LONDON (BLOOMBERG) - The British government is encouraging people to eat healthier and become more active after waistlines expanded for many during extended coronavirus lockdowns.
Some 41 per cent of British adults say they gave gained weight since the initial March 2020 lockdown, according to a nationwide survey of 5,000 people conducted by pollster Opinium between July 2 and 8.
In response, the National Health Service (NHS) is offering various apps and weight loss plans.
"The past 16 months have caused many to change their habits," Ms Alison Tedstone, chief nutritionist of Public Health England, said in an e-mail statement. "It is not a surprise to see so many people reporting weight gain."
Prime Minister Boris Johnson's government is attempting to address a backlog of operations and other procedures in the NHS, and has increasingly highlighted the public health consequences of lockdown restrictions. The main contributors to weight gain were snacking and comfort eating, according to the survey.
The average gain reported was about 4kg. The NHS will run TV advertisements and offer healthy recipe ideas as part of the effort to help people slim down.
"The pandemic has been hugely challenging for everyone," said Public Health Minister Jo Churchill. "We want to make it easier for people to adopt a healthier lifestyle that works for them."
Britain has tried different solutions to rising obesity levels.
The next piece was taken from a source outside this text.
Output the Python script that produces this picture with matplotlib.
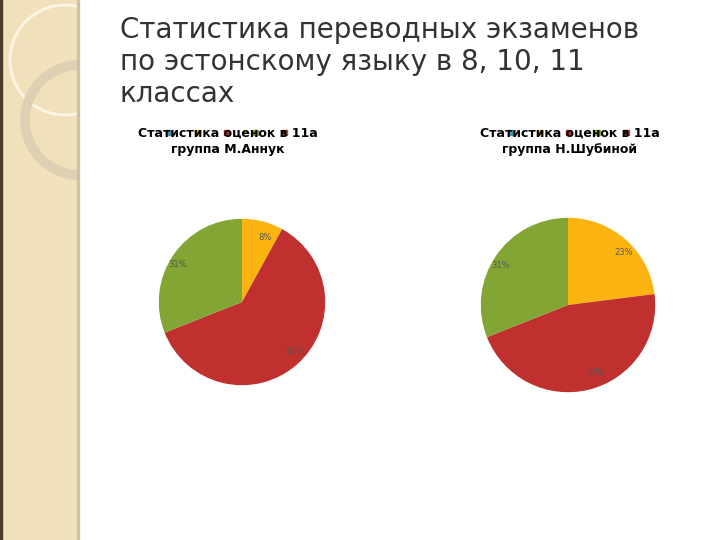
import matplotlib.pyplot as plt
from matplotlib.patches import Rectangle, Circle

grades = ['5', '4', '3', '2', '1']
colors = ['#4198AF', '#FBB40F', '#C0302F', '#83A533', '#A0522D']
left_values = [0, 8, 61, 31, 0]
right_values = [0, 23, 46, 31, 0]

W, H = 720, 540
fig = plt.figure(figsize=(7.2, 5.4), dpi=100)

# decorative left strip
bg = fig.add_axes([0, 0, 1, 1])
bg.set_xlim(0, W)
bg.set_ylim(H, 0)
bg.axis('off')
strip = Rectangle((0, 0), 78, H, color='#F1E1BA')
bg.add_patch(strip)
c1 = Circle((65, 60), 55, fill=False, lw=2, ec='#FBF6E8')
c2 = Circle((80, 120), 55, fill=False, lw=7, ec='#DDD0B3')
for c in (c1, c2):
    bg.add_patch(c)
    c.set_clip_path(strip)
bg.add_patch(Rectangle((0, 0), 2, H, color='#4A3A28'))
bg.add_patch(Rectangle((77, 0), 2, H, color='#CFC3A6'))

fig.text(120 / W, 1 - 62 / H, 'Статистика переводных экзаменов\nпо эстонскому языку в 8, 10, 11\nклассах',
         fontsize=20, color='#333333', va='center', ha='left', linespacing=1.2,
         family='DejaVu Sans')


def draw_pie(cx, cy, size, values, title, tx):
    ax = fig.add_axes([(cx - size / 2) / W, 1 - (cy + size / 2) / H, size / W, size / H])
    vals = [v for v in values if v > 0]
    cols = [c for c, v in zip(colors, values) if v > 0]
    ax.pie(vals, colors=cols, startangle=90, counterclock=False,
           labels=[f'{v}%' for v in vals], labeldistance=0.8,
           textprops={'fontsize': 6, 'color': '#555555'})
    ax.set_aspect('equal')
    fig.text(tx / W, 1 - 141 / H, title, fontsize=9, fontweight='bold',
             ha='center', va='center', linespacing=1.3)
    # legend squares across the title line
    for i, col in enumerate(colors):
        fig.patches.append(Rectangle(((tx - 62 + i * 29) / W, 1 - 135 / H), 5 / W, 5 / H,
                                     color=col, transform=fig.transFigure, figure=fig))


draw_pie(242, 302, 208, left_values, 'Статистика оценок в 11а\nгруппа М.Аннук', 228)
draw_pie(568, 305, 218, right_values, 'Статистика оценок в 11а\nгруппа Н.Шубиной', 570)

plt.savefig('out.png', dpi=100)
In May, the government proposed a limit on junk food commercials on television, and called on many food chains to post calorie counts.
Earlier this month, Mr Johnson said he was not attracted to the idea of putting higher taxes on unhealthy food as a way to change the country's eating habits.
The government-commissioned National Food Strategy urged the country to impose a sugar and salt "reformulation tax", and use some of the proceeds to expand free school meals and support better diets in deprived communities.
Mr Johnson was hospitalised with Covid-19 in 2020 and blamed his weight for the severity of his condition.
"I had a very common underlying condition," he told a virtual Conservative Party conference in October. "I was too fat."
In March, Mr Johnson said he had dropped weight after giving up chocolate and "late-night cheese", and by exercising more.